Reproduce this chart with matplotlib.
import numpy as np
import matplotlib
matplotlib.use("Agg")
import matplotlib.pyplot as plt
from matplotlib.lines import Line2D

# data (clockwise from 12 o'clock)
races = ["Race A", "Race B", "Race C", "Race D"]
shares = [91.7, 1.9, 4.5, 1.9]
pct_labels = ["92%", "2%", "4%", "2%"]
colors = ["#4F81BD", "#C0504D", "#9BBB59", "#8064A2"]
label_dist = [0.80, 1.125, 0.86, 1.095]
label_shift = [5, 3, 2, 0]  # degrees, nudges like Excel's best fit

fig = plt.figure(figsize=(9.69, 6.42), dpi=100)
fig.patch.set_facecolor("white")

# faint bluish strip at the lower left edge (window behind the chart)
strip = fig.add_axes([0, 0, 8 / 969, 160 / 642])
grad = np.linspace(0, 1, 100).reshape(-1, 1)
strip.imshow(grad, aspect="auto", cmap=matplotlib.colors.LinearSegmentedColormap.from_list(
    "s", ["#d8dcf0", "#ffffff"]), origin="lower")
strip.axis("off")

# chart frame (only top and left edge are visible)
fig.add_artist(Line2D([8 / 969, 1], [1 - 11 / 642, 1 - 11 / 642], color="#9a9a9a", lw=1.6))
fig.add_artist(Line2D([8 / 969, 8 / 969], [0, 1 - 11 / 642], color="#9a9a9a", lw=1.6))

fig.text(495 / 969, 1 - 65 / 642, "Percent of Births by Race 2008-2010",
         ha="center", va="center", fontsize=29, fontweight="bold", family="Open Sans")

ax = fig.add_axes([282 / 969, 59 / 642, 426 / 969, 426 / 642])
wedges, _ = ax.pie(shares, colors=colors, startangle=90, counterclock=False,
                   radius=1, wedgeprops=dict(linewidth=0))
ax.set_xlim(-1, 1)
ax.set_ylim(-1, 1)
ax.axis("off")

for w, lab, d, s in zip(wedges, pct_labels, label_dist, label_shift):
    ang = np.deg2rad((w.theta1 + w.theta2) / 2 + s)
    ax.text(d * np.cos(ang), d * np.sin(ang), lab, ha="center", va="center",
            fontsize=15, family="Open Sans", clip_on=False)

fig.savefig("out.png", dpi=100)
------------------------------------
WHAT IS BEING ASKED -
Using the listing above, pull out all lines that hold the word "matplotlib".

SOLUTION -
Reproduce this chart with matplotlib.
import matplotlib
matplotlib.use("Agg")
import matplotlib.pyplot as plt
from matplotlib.lines import Line2D
strip.imshow(grad, aspect="auto", cmap=matplotlib.colors.LinearSegmentedColormap.from_list(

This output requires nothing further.